Retype only what runs from the first line of the listing to the line holding "44.76, 45.71, 46.65, 47.59, 48.53, 49.48, 50.42, 51.36]", both included. Do not retype the pictures.

[Entries with chart source code]
··········
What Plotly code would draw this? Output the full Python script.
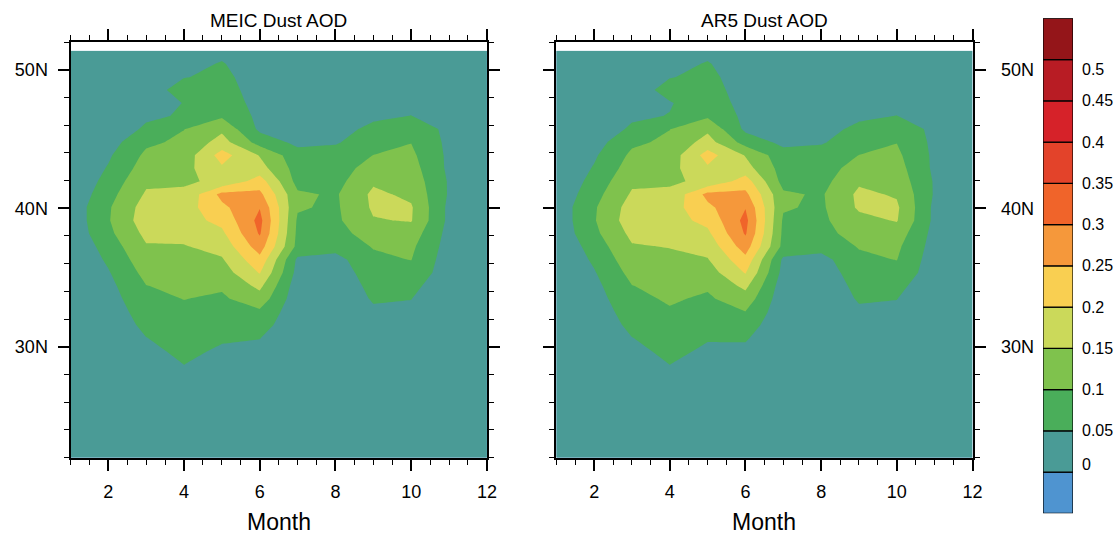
import plotly.graph_objects as go

# Grid: calendar month x latitude (deg N)
months = list(range(1, 13))
lats = [21.20, 24.97, 27.80, 28.74, 29.69, 30.63, 31.57, 32.51, 33.46, 34.40,
        35.34, 36.28, 37.23, 38.17, 39.11, 40.05, 41.00, 41.94, 42.88, 43.82,
        44.76, 45.71, 46.65, 47.59, 48.53, 49.48, 50.42, 51.36]

# MEIC dust AOD, one row per latitude, months Jan..Dec
meic_aod = [
    [0.003, 0.003, 0.006, 0.008, 0.008, 0.008, 0.005, 0.005, 0.006, 0.005, 0.004, 0.004],
    [0.003, 0.004, 0.010, 0.015, 0.012, 0.012, 0.006, 0.006, 0.008, 0.007, 0.005, 0.004],
    [0.003, 0.006, 0.020, 0.040, 0.025, 0.022, 0.007, 0.007, 0.012, 0.010, 0.006, 0.004],
    [0.003, 0.008, 0.028, 0.0505, 0.033, 0.030, 0.008, 0.008, 0.015, 0.013, 0.007, 0.004],
    [0.003, 0.010, 0.038, 0.061, 0.0434, 0.040, 0.009, 0.009, 0.020, 0.017, 0.008, 0.004],
    [0.003, 0.012, 0.049, 0.071, 0.0556, 0.0512, 0.010, 0.010, 0.025, 0.022, 0.008, 0.004],
    [0.003, 0.016, 0.062, 0.081, 0.068, 0.0717, 0.012, 0.011, 0.032, 0.030, 0.009, 0.004],
    [0.003, 0.021, 0.074, 0.091, 0.080, 0.0913, 0.016, 0.012, 0.042, 0.040, 0.010, 0.004],
    [0.003, 0.028, 0.087, 0.101, 0.0925, 0.129, 0.018, 0.012, 0.055, 0.051, 0.010, 0.004],
    [0.003, 0.036, 0.099, 0.112, 0.107, 0.162, 0.022, 0.012, 0.066, 0.066, 0.011, 0.004],
    [0.003, 0.046, 0.115, 0.123, 0.126, 0.203, 0.033, 0.020, 0.078, 0.083, 0.024, 0.004],
    [0.003, 0.058, 0.131, 0.134, 0.145, 0.235, 0.040, 0.032, 0.090, 0.101, 0.023, 0.004],
    [0.005, 0.072, 0.146, 0.147, 0.167, 0.275, 0.085, 0.068, 0.103, 0.110, 0.029, 0.004],
    [0.0135, 0.088, 0.162, 0.165, 0.190, 0.305, 0.089, 0.080, 0.125, 0.127, 0.033, 0.004],
    [0.0155, 0.096, 0.178, 0.181, 0.213, 0.315, 0.093, 0.090, 0.147, 0.153, 0.038, 0.004],
    [0.017, 0.094, 0.172, 0.178, 0.238, 0.298, 0.105, 0.092, 0.157, 0.155, 0.038, 0.004],
    [0.009, 0.082, 0.156, 0.157, 0.265, 0.2625, 0.108, 0.094, 0.160, 0.140, 0.045, 0.004],
    [0.003, 0.068, 0.141, 0.145, 0.157, 0.2235, 0.083, 0.083, 0.143, 0.130, 0.045, 0.004],
    [0.003, 0.054, 0.124, 0.134, 0.193, 0.170, 0.079, 0.075, 0.122, 0.120, 0.040, 0.004],
    [0.003, 0.043, 0.110, 0.122, 0.220, 0.147, 0.069, 0.075, 0.1005, 0.110, 0.040, 0.004],
    [0.003, 0.028, 0.0905, 0.110, 0.170, 0.080, 0.038, 0.044, 0.083, 0.099, 0.038, 0.004],
    [0.003, 0.020, 0.057, 0.099, 0.140, 0.040, 0.022, 0.030, 0.063, 0.075, 0.040, 0.004],
    [0.003, 0.016, 0.043, 0.054, 0.0935, 0.038, 0.018, 0.020, 0.040, 0.051, 0.020, 0.004],
    [0.003, 0.013, 0.034, 0.051, 0.075, 0.035, 0.016, 0.015, 0.030, 0.035, 0.015, 0.004],
    [0.003, 0.010, 0.026, 0.070, 0.066, 0.033, 0.015, 0.014, 0.022, 0.025, 0.012, 0.004],
    [0.003, 0.008, 0.018, 0.048, 0.060, 0.030, 0.014, 0.013, 0.017, 0.018, 0.010, 0.004],
    [0.003, 0.006, 0.012, 0.037, 0.053, 0.025, 0.013, 0.012, 0.013, 0.014, 0.008, 0.004],
    [0.003, 0.005, 0.008, 0.025, 0.040, 0.020, 0.012, 0.010, 0.010, 0.010, 0.007, 0.004],
]

# AR5 dust AOD, same layout
ar5_aod = [
    [0.003, 0.003, 0.006, 0.008, 0.008, 0.008, 0.005, 0.005, 0.006, 0.005, 0.004, 0.004],
    [0.003, 0.004, 0.010, 0.015, 0.012, 0.012, 0.006, 0.006, 0.008, 0.007, 0.005, 0.004],
    [0.003, 0.006, 0.020, 0.040, 0.025, 0.022, 0.007, 0.007, 0.012, 0.010, 0.006, 0.004],
    [0.003, 0.008, 0.028, 0.0505, 0.033, 0.030, 0.008, 0.008, 0.015, 0.013, 0.007, 0.004],
    [0.003, 0.010, 0.038, 0.061, 0.043, 0.040, 0.009, 0.009, 0.020, 0.017, 0.008, 0.004],
    [0.003, 0.012, 0.049, 0.071, 0.053, 0.055, 0.010, 0.010, 0.025, 0.022, 0.008, 0.004],
    [0.003, 0.016, 0.062, 0.083, 0.068, 0.075, 0.012, 0.011, 0.032, 0.030, 0.009, 0.004],
    [0.003, 0.021, 0.074, 0.095, 0.080, 0.099, 0.016, 0.012, 0.042, 0.040, 0.010, 0.004],
    [0.003, 0.028, 0.087, 0.106, 0.0925, 0.129, 0.018, 0.012, 0.055, 0.051, 0.010, 0.004],
    [0.003, 0.036, 0.099, 0.115, 0.107, 0.162, 0.022, 0.012, 0.066, 0.066, 0.011, 0.004],
    [0.003, 0.046, 0.115, 0.126, 0.126, 0.203, 0.033, 0.020, 0.078, 0.083, 0.024, 0.004],
    [0.003, 0.058, 0.131, 0.138, 0.147, 0.235, 0.040, 0.032, 0.090, 0.101, 0.023, 0.004],
    [0.005, 0.072, 0.146, 0.152, 0.167, 0.275, 0.085, 0.068, 0.103, 0.110, 0.029, 0.004],
    [0.0135, 0.088, 0.162, 0.165, 0.190, 0.305, 0.089, 0.080, 0.125, 0.127, 0.033, 0.004],
    [0.0155, 0.096, 0.178, 0.181, 0.213, 0.315, 0.093, 0.090, 0.135, 0.153, 0.038, 0.004],
    [0.017, 0.094, 0.172, 0.178, 0.238, 0.298, 0.105, 0.092, 0.157, 0.158, 0.038, 0.004],
    [0.009, 0.082, 0.156, 0.157, 0.265, 0.2625, 0.108, 0.094, 0.160, 0.145, 0.045, 0.004],
    [0.003, 0.068, 0.141, 0.145, 0.157, 0.2235, 0.083, 0.083, 0.143, 0.130, 0.045, 0.004],
    [0.003, 0.054, 0.124, 0.134, 0.193, 0.170, 0.079, 0.075, 0.122, 0.120, 0.040, 0.004],
    [0.003, 0.043, 0.110, 0.122, 0.220, 0.147, 0.069, 0.075, 0.1005, 0.110, 0.040, 0.004],
    [0.003, 0.028, 0.0905, 0.110, 0.170, 0.080, 0.038, 0.044, 0.083, 0.099, 0.038, 0.004],
    [0.003, 0.020, 0.057, 0.099, 0.140, 0.040, 0.022, 0.030, 0.063, 0.075, 0.040, 0.004],
    [0.003, 0.016, 0.043, 0.0515, 0.0935, 0.038, 0.018, 0.020, 0.040, 0.051, 0.020, 0.004],
    [0.003, 0.013, 0.034, 0.047, 0.075, 0.035, 0.016, 0.015, 0.030, 0.035, 0.015, 0.004],
    [0.003, 0.010, 0.026, 0.066, 0.066, 0.033, 0.015, 0.014, 0.022, 0.025, 0.012, 0.004],
    [0.003, 0.008, 0.018, 0.048, 0.060, 0.030, 0.014, 0.013, 0.017, 0.018, 0.010, 0.004],
    [0.003, 0.006, 0.012, 0.037, 0.053, 0.025, 0.013, 0.012, 0.013, 0.014, 0.008, 0.004],
    [0.003, 0.005, 0.008, 0.025, 0.040, 0.020, 0.012, 0.010, 0.010, 0.010, 0.007, 0.004],
]

# Contour levels and fill colours (one colour below the first level,
# one per interval, one above the last level)
levels = [0, 0.05, 0.1, 0.15, 0.2, 0.25, 0.3, 0.35, 0.4, 0.45, 0.5]
level_labels = ["0", "0.05", "0.1", "0.15", "0.2", "0.25", "0.3", "0.35",
                "0.4", "0.45", "0.5"]
fill_colors = ["#4f94d0", "#4a9b96", "#4aae5a", "#7fc24d", "#cbd95a", "#f9cf51",
               "#f5983b", "#f0642a", "#e3432a", "#d62229", "#b81c24", "#941519"]

panel_titles = ["MEIC Dust AOD", "AR5 Dust AOD"]

W, H = 1115, 535
FONT = "Liberation Sans, Arial, Helvetica, sans-serif"

n = len(fill_colors)
colorscale = [[i / (n - 1), c] for i, c in enumerate(fill_colors)]
step = levels[1] - levels[0]


def px_x(p):
    return p / W


def px_y(p):
    return 1 - p / H


fig = go.Figure()

for k, z in enumerate([meic_aod, ar5_aod]):
    sfx = "" if k == 0 else str(k + 1)
    fig.add_trace(go.Contour(
        x=months, y=lats, z=z,
        xaxis="x" + sfx, yaxis="y" + sfx,
        colorscale=colorscale,
        autocontour=False,
        contours=dict(start=levels[0], end=levels[-1], size=step,
                      coloring="fill", showlines=False),
        line=dict(width=0, smoothing=0),
        showscale=False,
        hoverinfo="skip",
    ))

# Label bar: one stacked segment per fill colour
fig.add_trace(go.Bar(
    x=[0.5] * n, y=[1] * n, base=list(range(n)), width=1,
    marker=dict(color=fill_colors, line=dict(color="black", width=1.2)),
    xaxis="x3", yaxis="y3", hoverinfo="skip", showlegend=False,
    cliponaxis=False,
))

panel_x = [(70.5, 486.9), (556.3, 972.5)]
frame_top, frame_bottom = 42.0, 457.5

common_x = dict(
    range=[1, 12], tick0=0, dtick=2, ticks="outside", ticklen=11, tickwidth=2,
    tickcolor="black", showline=True, linewidth=2, linecolor="black",
    mirror="ticks", showgrid=False, zeroline=False, automargin=False,
    tickfont=dict(family=FONT, size=18, color="black"),
    minor=dict(tick0=0, dtick=0.5, ticks="outside", ticklen=5, tickwidth=1,
               tickcolor="black", showgrid=False),
    ticklabelstandoff=6,
)
common_y = dict(
    range=[22, 52], tick0=0, dtick=10, ticksuffix="N", ticks="outside",
    ticklen=11, tickwidth=2, tickcolor="black", showline=True, linewidth=2,
    linecolor="black", mirror="ticks", showgrid=False, zeroline=False,
    automargin=False,
    tickfont=dict(family=FONT, size=18, color="black"),
    minor=dict(tick0=0, dtick=2, ticks="outside", ticklen=5, tickwidth=1,
               tickcolor="black", showgrid=False),
)

ydom = [px_y(frame_bottom), px_y(frame_top)]
layout = dict(
    width=W, height=H,
    margin=dict(l=0, r=0, t=0, b=0, autoexpand=False),
    paper_bgcolor="white", plot_bgcolor="white",
    showlegend=False,
    barmode="overlay",
    font=dict(family=FONT, color="black"),
    xaxis=dict(domain=[px_x(panel_x[0][0]), px_x(panel_x[0][1])], anchor="y",
               **common_x),
    yaxis=dict(domain=ydom, anchor="x", side="left", ticklabelstandoff=6,
               **common_y),
    xaxis2=dict(domain=[px_x(panel_x[1][0]), px_x(panel_x[1][1])], anchor="y2",
                **common_x),
    yaxis2=dict(domain=ydom, anchor="x2", side="right", ticklabelstandoff=12,
                **common_y),
    xaxis3=dict(domain=[px_x(1043), px_x(1073)], anchor="y3", range=[0, 1],
                visible=False, fixedrange=True, automargin=False),
    yaxis3=dict(domain=[px_y(513.3), px_y(18.3)], anchor="x3", range=[0, n],
                side="right", showgrid=False, zeroline=False, showline=False,
                automargin=False, ticks="", tickmode="array",
                tickvals=[i + 1 + (0.19 if i == 0 else (-0.24 if i == len(levels) - 1 else 0))
                          for i in range(len(levels))],
                ticktext=level_labels,
                tickfont=dict(family=FONT, size=16, color="black"),
                ticklabelstandoff=8),
)

annotations = []
for (x0, x1), title in zip(panel_x, panel_titles):
    xc = px_x((x0 + x1) / 2)
    annotations.append(dict(text=title, x=xc, y=px_y(20), xref="paper", yref="paper",
                            xanchor="center", yanchor="middle", showarrow=False,
                            font=dict(family=FONT, size=19, color="black")))
    annotations.append(dict(text="Month", x=xc, y=px_y(522), xref="paper", yref="paper",
                            xanchor="center", yanchor="middle", showarrow=False,
                            font=dict(family=FONT, size=23, color="black")))
layout["annotations"] = annotations

fig.update_layout(**layout)
fig.write_html("out.html")
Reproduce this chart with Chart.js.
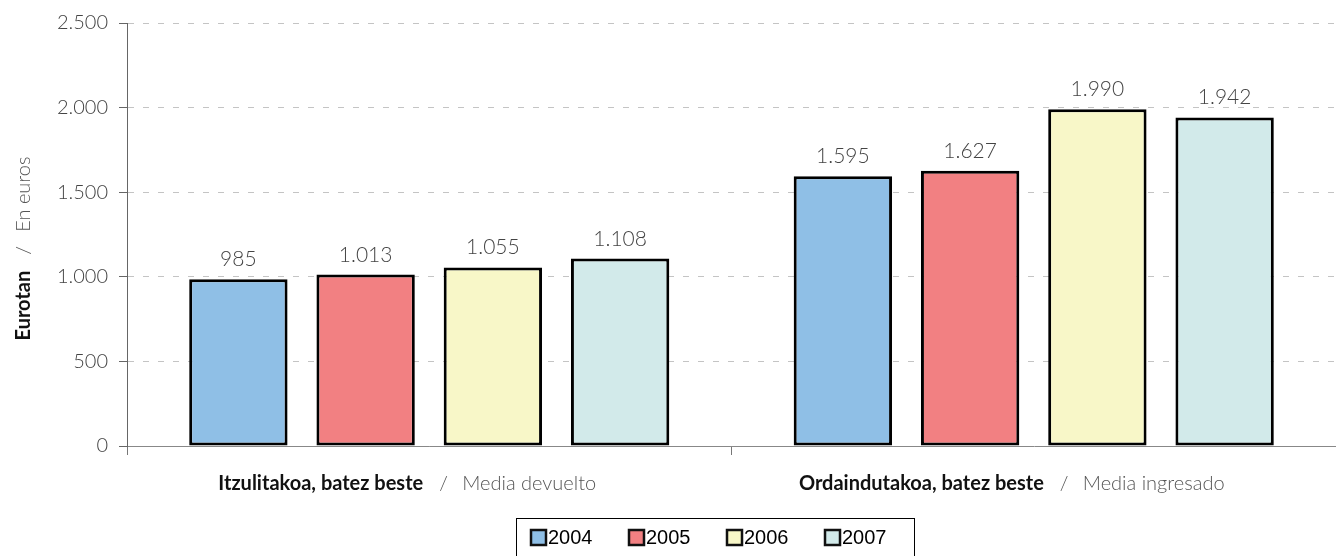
··········
◆ **ANSWER BELOW**
What Plotly code would draw this? Output the full Python script.
import plotly.graph_objects as go

# Grid: calendar month x latitude (deg N)
months = list(range(1, 13))
lats = [21.20, 24.97, 27.80, 28.74, 29.69, 30.63, 31.57, 32.51, 33.46, 34.40,
        35.34, 36.28, 37.23, 38.17, 39.11, 40.05, 41.00, 41.94, 42.88, 43.82,
        44.76, 45.71, 46.65, 47.59, 48.53, 49.48, 50.42, 51.36]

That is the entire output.